Start of RECORDS SHOWN

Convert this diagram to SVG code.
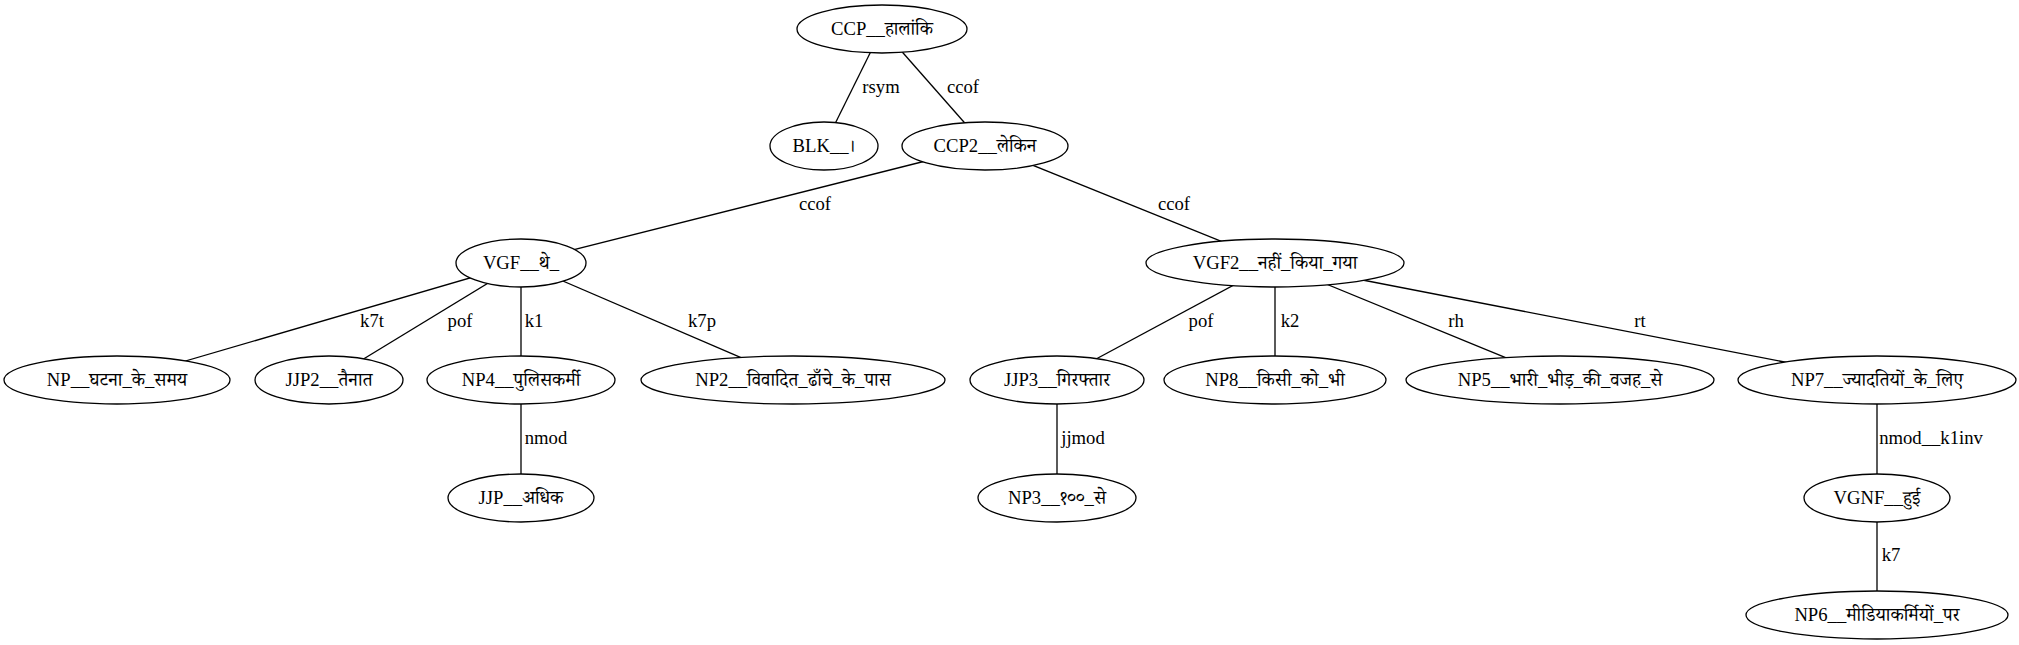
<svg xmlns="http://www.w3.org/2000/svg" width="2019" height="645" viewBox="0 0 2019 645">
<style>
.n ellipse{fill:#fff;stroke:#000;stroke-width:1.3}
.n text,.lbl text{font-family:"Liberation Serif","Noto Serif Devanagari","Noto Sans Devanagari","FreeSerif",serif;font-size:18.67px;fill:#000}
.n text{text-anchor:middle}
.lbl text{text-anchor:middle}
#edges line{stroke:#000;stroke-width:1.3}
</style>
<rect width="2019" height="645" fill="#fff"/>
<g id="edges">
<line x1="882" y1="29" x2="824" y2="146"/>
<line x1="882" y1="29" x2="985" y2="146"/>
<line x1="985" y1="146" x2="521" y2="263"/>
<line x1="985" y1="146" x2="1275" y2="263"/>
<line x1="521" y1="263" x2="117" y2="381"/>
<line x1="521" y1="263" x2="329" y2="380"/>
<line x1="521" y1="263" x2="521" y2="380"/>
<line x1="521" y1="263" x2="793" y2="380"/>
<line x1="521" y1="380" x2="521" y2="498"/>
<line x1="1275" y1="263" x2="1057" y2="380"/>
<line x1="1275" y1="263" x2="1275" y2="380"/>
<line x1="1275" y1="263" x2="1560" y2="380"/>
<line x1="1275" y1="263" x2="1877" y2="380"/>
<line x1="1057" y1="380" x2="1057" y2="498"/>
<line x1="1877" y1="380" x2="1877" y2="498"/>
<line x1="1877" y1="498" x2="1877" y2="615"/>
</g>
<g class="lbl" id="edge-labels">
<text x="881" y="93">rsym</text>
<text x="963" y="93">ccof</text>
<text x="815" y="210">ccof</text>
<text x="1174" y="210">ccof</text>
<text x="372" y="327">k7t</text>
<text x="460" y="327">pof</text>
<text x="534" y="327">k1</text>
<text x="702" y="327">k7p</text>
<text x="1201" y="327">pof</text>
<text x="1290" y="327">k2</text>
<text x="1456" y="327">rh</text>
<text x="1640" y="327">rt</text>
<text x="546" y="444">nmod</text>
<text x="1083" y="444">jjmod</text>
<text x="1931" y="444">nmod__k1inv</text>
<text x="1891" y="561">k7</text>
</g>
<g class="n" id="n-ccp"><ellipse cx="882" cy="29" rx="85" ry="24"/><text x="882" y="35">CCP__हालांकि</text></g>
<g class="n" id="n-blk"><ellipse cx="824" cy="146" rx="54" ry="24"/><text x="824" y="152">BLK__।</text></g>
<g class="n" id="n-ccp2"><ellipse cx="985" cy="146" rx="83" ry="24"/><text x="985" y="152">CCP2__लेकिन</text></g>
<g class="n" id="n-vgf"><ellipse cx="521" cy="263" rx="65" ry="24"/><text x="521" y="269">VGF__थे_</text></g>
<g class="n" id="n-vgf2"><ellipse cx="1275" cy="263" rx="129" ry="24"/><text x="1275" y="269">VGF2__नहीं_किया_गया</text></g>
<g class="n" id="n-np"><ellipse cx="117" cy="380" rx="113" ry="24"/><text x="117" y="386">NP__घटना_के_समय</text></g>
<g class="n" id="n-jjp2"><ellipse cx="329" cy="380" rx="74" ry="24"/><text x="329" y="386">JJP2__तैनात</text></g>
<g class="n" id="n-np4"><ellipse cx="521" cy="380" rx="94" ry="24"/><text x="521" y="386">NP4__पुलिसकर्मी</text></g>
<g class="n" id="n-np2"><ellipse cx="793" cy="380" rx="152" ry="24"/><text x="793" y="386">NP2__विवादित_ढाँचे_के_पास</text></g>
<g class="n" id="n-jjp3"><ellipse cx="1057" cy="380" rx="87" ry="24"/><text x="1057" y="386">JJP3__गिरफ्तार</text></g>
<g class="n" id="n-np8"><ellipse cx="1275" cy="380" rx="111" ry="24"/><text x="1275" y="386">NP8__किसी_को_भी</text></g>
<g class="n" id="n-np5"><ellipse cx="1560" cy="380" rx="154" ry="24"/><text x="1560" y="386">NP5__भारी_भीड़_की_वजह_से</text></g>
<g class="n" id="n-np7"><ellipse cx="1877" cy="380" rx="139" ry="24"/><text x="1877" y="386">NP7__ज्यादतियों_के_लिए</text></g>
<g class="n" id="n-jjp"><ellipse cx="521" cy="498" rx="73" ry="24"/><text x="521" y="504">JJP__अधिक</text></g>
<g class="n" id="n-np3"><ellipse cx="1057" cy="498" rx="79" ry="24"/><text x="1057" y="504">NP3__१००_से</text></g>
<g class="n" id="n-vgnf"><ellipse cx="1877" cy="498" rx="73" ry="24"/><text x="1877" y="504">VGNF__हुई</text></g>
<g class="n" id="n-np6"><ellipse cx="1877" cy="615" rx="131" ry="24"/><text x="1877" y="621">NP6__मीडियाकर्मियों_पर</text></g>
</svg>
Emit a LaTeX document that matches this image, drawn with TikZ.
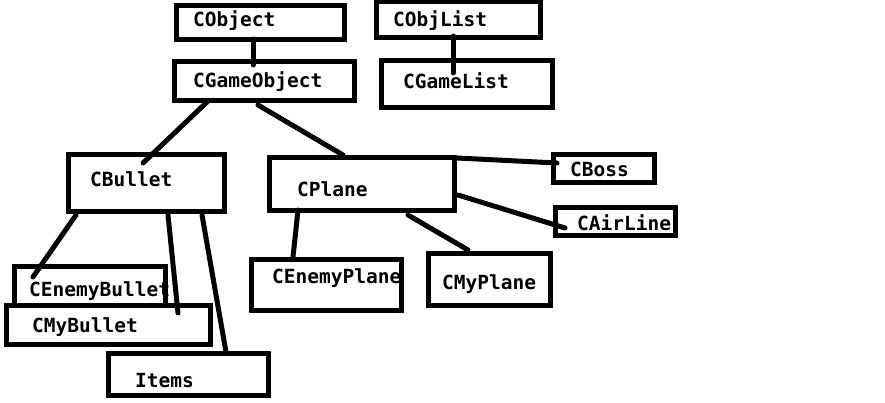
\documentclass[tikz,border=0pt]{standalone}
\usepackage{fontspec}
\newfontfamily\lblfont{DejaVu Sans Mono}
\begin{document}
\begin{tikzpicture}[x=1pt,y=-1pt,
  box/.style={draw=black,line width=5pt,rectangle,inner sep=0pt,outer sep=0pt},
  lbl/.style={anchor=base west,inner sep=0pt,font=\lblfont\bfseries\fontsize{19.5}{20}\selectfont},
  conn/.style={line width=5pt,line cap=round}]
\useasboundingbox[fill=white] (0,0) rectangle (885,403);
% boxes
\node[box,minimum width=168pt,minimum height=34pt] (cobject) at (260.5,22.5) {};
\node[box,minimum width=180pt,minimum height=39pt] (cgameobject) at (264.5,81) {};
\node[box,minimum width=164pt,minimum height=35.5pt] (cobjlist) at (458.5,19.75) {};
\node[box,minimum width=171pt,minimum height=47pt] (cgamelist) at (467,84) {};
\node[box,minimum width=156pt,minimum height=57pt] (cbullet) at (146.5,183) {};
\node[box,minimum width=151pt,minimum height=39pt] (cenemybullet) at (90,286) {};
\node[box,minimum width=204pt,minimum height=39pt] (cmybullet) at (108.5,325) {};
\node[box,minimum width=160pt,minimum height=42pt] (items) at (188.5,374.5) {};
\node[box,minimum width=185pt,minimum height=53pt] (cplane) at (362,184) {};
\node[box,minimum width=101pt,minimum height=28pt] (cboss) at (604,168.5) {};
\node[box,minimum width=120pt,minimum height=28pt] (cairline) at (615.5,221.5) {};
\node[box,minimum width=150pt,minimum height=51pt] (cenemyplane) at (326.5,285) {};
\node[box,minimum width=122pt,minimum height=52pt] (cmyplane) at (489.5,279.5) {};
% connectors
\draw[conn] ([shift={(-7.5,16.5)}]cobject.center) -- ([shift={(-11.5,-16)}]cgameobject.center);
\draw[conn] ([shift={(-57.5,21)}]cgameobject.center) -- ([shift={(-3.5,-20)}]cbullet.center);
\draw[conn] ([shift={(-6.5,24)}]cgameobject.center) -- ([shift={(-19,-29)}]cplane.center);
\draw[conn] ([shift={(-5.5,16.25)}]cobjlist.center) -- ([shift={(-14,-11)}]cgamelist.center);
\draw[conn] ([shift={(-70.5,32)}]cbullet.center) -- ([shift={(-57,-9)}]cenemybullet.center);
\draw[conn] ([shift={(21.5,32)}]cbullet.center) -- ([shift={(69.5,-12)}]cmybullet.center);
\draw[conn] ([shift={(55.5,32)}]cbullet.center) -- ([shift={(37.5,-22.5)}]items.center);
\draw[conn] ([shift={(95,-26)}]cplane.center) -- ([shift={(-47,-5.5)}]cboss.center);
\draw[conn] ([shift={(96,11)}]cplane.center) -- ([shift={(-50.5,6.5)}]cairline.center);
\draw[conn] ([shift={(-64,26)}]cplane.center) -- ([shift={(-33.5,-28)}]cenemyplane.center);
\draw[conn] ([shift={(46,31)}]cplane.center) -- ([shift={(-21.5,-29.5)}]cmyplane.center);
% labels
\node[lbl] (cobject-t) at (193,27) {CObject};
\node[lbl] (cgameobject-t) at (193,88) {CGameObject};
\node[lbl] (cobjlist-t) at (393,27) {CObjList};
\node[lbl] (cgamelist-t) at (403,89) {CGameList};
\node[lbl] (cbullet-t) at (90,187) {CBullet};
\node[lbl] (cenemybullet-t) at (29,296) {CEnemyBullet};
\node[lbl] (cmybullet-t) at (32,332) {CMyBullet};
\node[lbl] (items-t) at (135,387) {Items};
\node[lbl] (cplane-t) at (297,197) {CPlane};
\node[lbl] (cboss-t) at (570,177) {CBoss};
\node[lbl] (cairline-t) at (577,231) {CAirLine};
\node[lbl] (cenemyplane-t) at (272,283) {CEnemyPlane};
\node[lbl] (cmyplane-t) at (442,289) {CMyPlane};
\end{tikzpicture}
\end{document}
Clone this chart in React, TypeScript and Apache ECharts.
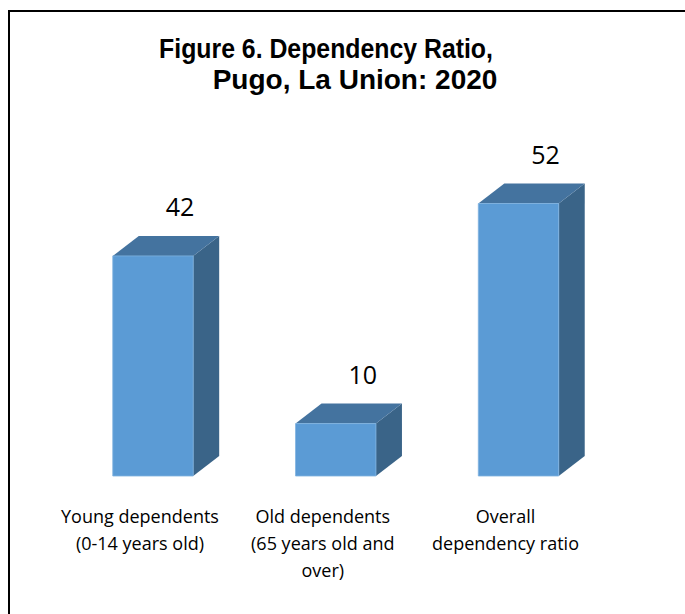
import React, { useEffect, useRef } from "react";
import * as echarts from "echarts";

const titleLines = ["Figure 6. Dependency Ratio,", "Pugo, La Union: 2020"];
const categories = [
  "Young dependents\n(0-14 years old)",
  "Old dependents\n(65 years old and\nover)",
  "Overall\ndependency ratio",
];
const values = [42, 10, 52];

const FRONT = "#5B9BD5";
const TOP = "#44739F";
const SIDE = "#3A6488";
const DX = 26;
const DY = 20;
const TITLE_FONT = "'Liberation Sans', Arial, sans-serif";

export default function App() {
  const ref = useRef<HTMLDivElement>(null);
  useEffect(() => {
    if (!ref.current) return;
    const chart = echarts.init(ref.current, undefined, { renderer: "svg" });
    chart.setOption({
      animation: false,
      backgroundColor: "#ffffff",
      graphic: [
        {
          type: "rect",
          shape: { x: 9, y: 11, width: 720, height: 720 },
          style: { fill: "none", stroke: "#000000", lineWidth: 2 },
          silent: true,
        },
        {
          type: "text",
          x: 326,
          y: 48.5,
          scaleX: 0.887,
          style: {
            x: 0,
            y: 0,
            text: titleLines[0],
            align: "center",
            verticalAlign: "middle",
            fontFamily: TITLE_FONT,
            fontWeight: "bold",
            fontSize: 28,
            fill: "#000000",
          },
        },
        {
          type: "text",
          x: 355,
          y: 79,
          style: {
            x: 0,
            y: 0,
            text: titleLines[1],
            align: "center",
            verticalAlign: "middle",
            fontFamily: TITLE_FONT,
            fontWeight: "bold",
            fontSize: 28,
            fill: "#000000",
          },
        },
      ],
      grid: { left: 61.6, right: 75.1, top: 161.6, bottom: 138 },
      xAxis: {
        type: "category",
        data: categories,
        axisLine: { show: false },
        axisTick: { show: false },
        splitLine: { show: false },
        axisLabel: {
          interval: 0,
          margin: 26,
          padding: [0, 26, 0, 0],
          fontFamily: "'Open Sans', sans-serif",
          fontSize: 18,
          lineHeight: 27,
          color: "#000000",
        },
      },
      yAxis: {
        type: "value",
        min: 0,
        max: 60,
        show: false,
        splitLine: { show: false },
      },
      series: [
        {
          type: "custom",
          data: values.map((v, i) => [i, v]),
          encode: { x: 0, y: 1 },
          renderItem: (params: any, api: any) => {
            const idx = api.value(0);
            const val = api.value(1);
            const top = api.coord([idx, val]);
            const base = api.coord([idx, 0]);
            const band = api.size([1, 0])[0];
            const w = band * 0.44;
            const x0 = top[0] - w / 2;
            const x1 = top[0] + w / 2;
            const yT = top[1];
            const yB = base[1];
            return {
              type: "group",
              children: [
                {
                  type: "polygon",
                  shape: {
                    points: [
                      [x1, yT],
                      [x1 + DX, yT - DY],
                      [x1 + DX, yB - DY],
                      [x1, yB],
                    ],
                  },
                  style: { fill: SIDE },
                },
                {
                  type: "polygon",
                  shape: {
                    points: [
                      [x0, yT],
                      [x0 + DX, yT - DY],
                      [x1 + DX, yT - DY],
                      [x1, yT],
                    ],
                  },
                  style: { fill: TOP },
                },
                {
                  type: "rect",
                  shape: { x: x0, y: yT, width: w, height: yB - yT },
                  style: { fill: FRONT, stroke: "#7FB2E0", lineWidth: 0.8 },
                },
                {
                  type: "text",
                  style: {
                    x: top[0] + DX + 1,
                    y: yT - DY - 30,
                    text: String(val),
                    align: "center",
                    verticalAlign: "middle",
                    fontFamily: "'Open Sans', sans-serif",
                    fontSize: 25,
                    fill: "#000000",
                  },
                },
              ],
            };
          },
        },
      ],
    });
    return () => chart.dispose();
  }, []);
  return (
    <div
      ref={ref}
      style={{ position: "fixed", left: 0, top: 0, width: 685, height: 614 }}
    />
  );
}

End of RECORDS SHOWN

[WHAT THE TASK REQUIRES]
Give again, word for word, the lines from the one that contains "Clone this chart" to the one that contains "import * as", both included. Omit the pictures.

[PROBLEM SOLUTION]
Clone this chart in React, TypeScript and Apache ECharts.
import React, { useEffect, useRef } from "react";
import * as echarts from "echarts";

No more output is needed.